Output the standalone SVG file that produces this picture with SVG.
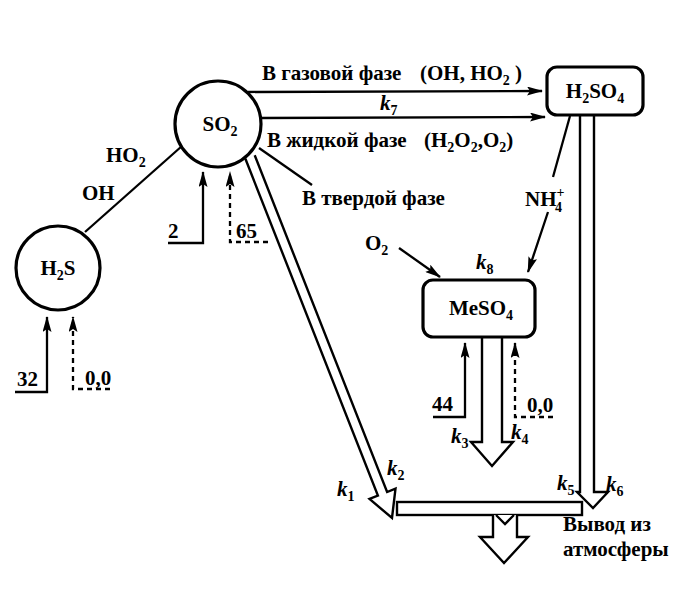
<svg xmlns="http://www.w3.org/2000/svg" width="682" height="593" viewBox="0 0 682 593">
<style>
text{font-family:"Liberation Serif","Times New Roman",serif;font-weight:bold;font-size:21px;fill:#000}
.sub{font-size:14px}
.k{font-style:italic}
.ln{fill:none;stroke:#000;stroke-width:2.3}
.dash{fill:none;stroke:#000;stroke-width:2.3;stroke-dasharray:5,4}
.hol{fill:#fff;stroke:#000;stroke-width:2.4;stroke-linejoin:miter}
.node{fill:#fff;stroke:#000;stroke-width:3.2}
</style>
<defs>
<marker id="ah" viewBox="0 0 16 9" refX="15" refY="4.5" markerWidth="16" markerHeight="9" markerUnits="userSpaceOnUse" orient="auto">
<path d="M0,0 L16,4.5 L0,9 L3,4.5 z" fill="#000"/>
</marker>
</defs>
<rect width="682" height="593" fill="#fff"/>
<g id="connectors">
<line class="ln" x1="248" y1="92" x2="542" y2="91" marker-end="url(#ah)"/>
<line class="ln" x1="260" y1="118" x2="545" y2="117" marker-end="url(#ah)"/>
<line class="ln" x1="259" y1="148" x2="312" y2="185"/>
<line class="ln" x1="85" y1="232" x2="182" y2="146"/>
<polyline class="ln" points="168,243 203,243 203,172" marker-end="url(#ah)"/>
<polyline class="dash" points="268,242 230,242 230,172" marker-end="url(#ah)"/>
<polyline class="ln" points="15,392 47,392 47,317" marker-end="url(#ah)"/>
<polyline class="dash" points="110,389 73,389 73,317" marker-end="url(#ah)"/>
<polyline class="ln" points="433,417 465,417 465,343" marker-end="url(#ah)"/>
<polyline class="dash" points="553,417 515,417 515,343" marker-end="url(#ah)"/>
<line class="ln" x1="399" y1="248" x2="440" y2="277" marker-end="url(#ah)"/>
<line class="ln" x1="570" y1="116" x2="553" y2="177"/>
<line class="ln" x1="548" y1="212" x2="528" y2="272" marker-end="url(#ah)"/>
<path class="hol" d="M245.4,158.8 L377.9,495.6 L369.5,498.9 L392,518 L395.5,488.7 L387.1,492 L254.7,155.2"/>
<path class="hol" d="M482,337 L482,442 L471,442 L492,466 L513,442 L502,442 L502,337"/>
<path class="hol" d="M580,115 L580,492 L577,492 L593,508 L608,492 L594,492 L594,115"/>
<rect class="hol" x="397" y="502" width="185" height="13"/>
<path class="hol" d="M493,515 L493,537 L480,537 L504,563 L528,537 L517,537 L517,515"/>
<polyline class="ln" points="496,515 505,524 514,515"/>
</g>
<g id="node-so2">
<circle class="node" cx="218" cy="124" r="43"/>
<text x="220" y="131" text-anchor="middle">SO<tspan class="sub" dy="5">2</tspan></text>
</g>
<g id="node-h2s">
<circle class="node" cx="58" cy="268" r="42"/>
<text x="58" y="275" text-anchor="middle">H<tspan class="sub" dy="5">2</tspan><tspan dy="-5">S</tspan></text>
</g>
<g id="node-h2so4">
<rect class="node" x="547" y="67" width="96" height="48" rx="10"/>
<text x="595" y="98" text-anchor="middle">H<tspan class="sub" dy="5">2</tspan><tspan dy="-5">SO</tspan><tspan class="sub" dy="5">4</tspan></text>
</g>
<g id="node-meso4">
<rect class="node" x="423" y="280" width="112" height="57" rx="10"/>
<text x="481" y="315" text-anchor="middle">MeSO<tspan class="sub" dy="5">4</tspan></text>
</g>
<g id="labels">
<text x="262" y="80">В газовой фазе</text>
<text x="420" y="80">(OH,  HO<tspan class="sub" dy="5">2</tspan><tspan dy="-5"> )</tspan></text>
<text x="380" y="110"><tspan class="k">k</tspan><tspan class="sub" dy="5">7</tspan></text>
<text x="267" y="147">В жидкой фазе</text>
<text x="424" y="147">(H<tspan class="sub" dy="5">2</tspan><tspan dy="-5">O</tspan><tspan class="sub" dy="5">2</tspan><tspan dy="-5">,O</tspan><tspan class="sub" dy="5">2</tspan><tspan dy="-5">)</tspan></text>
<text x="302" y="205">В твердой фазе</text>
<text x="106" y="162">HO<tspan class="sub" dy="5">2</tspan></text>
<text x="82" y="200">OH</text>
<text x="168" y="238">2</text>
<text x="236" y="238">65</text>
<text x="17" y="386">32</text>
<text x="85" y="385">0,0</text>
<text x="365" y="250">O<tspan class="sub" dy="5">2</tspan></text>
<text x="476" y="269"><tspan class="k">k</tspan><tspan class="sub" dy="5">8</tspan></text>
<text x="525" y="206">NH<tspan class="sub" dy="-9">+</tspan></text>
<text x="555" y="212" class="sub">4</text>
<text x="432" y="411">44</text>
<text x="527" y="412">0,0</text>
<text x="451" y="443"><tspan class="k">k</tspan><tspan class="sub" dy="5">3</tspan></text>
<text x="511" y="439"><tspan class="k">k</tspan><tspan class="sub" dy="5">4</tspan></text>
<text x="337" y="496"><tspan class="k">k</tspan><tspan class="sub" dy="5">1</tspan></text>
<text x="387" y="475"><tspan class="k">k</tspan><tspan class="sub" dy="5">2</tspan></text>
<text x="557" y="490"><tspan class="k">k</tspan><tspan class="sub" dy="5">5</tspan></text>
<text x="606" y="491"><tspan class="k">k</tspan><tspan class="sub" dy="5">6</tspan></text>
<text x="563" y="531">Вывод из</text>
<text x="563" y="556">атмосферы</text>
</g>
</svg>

TO BE DONE:
Repeat the material above in full and unchanged, minus its images.

RESULT FOR THIS EXERCISE:
Output the standalone SVG file that produces this picture with SVG.
<svg xmlns="http://www.w3.org/2000/svg" width="682" height="593" viewBox="0 0 682 593">
<style>
text{font-family:"Liberation Serif","Times New Roman",serif;font-weight:bold;font-size:21px;fill:#000}
.sub{font-size:14px}
.k{font-style:italic}
.ln{fill:none;stroke:#000;stroke-width:2.3}
.dash{fill:none;stroke:#000;stroke-width:2.3;stroke-dasharray:5,4}
.hol{fill:#fff;stroke:#000;stroke-width:2.4;stroke-linejoin:miter}
.node{fill:#fff;stroke:#000;stroke-width:3.2}
</style>
<defs>
<marker id="ah" viewBox="0 0 16 9" refX="15" refY="4.5" markerWidth="16" markerHeight="9" markerUnits="userSpaceOnUse" orient="auto">
<path d="M0,0 L16,4.5 L0,9 L3,4.5 z" fill="#000"/>
</marker>
</defs>
<rect width="682" height="593" fill="#fff"/>
<g id="connectors">
<line class="ln" x1="248" y1="92" x2="542" y2="91" marker-end="url(#ah)"/>
<line class="ln" x1="260" y1="118" x2="545" y2="117" marker-end="url(#ah)"/>
<line class="ln" x1="259" y1="148" x2="312" y2="185"/>
<line class="ln" x1="85" y1="232" x2="182" y2="146"/>
<polyline class="ln" points="168,243 203,243 203,172" marker-end="url(#ah)"/>
<polyline class="dash" points="268,242 230,242 230,172" marker-end="url(#ah)"/>
<polyline class="ln" points="15,392 47,392 47,317" marker-end="url(#ah)"/>
<polyline class="dash" points="110,389 73,389 73,317" marker-end="url(#ah)"/>
<polyline class="ln" points="433,417 465,417 465,343" marker-end="url(#ah)"/>
<polyline class="dash" points="553,417 515,417 515,343" marker-end="url(#ah)"/>
<line class="ln" x1="399" y1="248" x2="440" y2="277" marker-end="url(#ah)"/>
<line class="ln" x1="570" y1="116" x2="553" y2="177"/>
<line class="ln" x1="548" y1="212" x2="528" y2="272" marker-end="url(#ah)"/>
<path class="hol" d="M245.4,158.8 L377.9,495.6 L369.5,498.9 L392,518 L395.5,488.7 L387.1,492 L254.7,155.2"/>
<path class="hol" d="M482,337 L482,442 L471,442 L492,466 L513,442 L502,442 L502,337"/>
<path class="hol" d="M580,115 L580,492 L577,492 L593,508 L608,492 L594,492 L594,115"/>
<rect class="hol" x="397" y="502" width="185" height="13"/>
<path class="hol" d="M493,515 L493,537 L480,537 L504,563 L528,537 L517,537 L517,515"/>
<polyline class="ln" points="496,515 505,524 514,515"/>
</g>
<g id="node-so2">
<circle class="node" cx="218" cy="124" r="43"/>
<text x="220" y="131" text-anchor="middle">SO<tspan class="sub" dy="5">2</tspan></text>
</g>
<g id="node-h2s">
<circle class="node" cx="58" cy="268" r="42"/>
<text x="58" y="275" text-anchor="middle">H<tspan class="sub" dy="5">2</tspan><tspan dy="-5">S</tspan></text>
</g>
<g id="node-h2so4">
<rect class="node" x="547" y="67" width="96" height="48" rx="10"/>
<text x="595" y="98" text-anchor="middle">H<tspan class="sub" dy="5">2</tspan><tspan dy="-5">SO</tspan><tspan class="sub" dy="5">4</tspan></text>
</g>
<g id="node-meso4">
<rect class="node" x="423" y="280" width="112" height="57" rx="10"/>
<text x="481" y="315" text-anchor="middle">MeSO<tspan class="sub" dy="5">4</tspan></text>
</g>
<g id="labels">
<text x="262" y="80">В газовой фазе</text>
<text x="420" y="80">(OH,  HO<tspan class="sub" dy="5">2</tspan><tspan dy="-5"> )</tspan></text>
<text x="380" y="110"><tspan class="k">k</tspan><tspan class="sub" dy="5">7</tspan></text>
<text x="267" y="147">В жидкой фазе</text>
<text x="424" y="147">(H<tspan class="sub" dy="5">2</tspan><tspan dy="-5">O</tspan><tspan class="sub" dy="5">2</tspan><tspan dy="-5">,O</tspan><tspan class="sub" dy="5">2</tspan><tspan dy="-5">)</tspan></text>
<text x="302" y="205">В твердой фазе</text>
<text x="106" y="162">HO<tspan class="sub" dy="5">2</tspan></text>
<text x="82" y="200">OH</text>
<text x="168" y="238">2</text>
<text x="236" y="238">65</text>
<text x="17" y="386">32</text>
<text x="85" y="385">0,0</text>
<text x="365" y="250">O<tspan class="sub" dy="5">2</tspan></text>
<text x="476" y="269"><tspan class="k">k</tspan><tspan class="sub" dy="5">8</tspan></text>
<text x="525" y="206">NH<tspan class="sub" dy="-9">+</tspan></text>
<text x="555" y="212" class="sub">4</text>
<text x="432" y="411">44</text>
<text x="527" y="412">0,0</text>
<text x="451" y="443"><tspan class="k">k</tspan><tspan class="sub" dy="5">3</tspan></text>
<text x="511" y="439"><tspan class="k">k</tspan><tspan class="sub" dy="5">4</tspan></text>
<text x="337" y="496"><tspan class="k">k</tspan><tspan class="sub" dy="5">1</tspan></text>
<text x="387" y="475"><tspan class="k">k</tspan><tspan class="sub" dy="5">2</tspan></text>
<text x="557" y="490"><tspan class="k">k</tspan><tspan class="sub" dy="5">5</tspan></text>
<text x="606" y="491"><tspan class="k">k</tspan><tspan class="sub" dy="5">6</tspan></text>
<text x="563" y="531">Вывод из</text>
<text x="563" y="556">атмосферы</text>
</g>
</svg>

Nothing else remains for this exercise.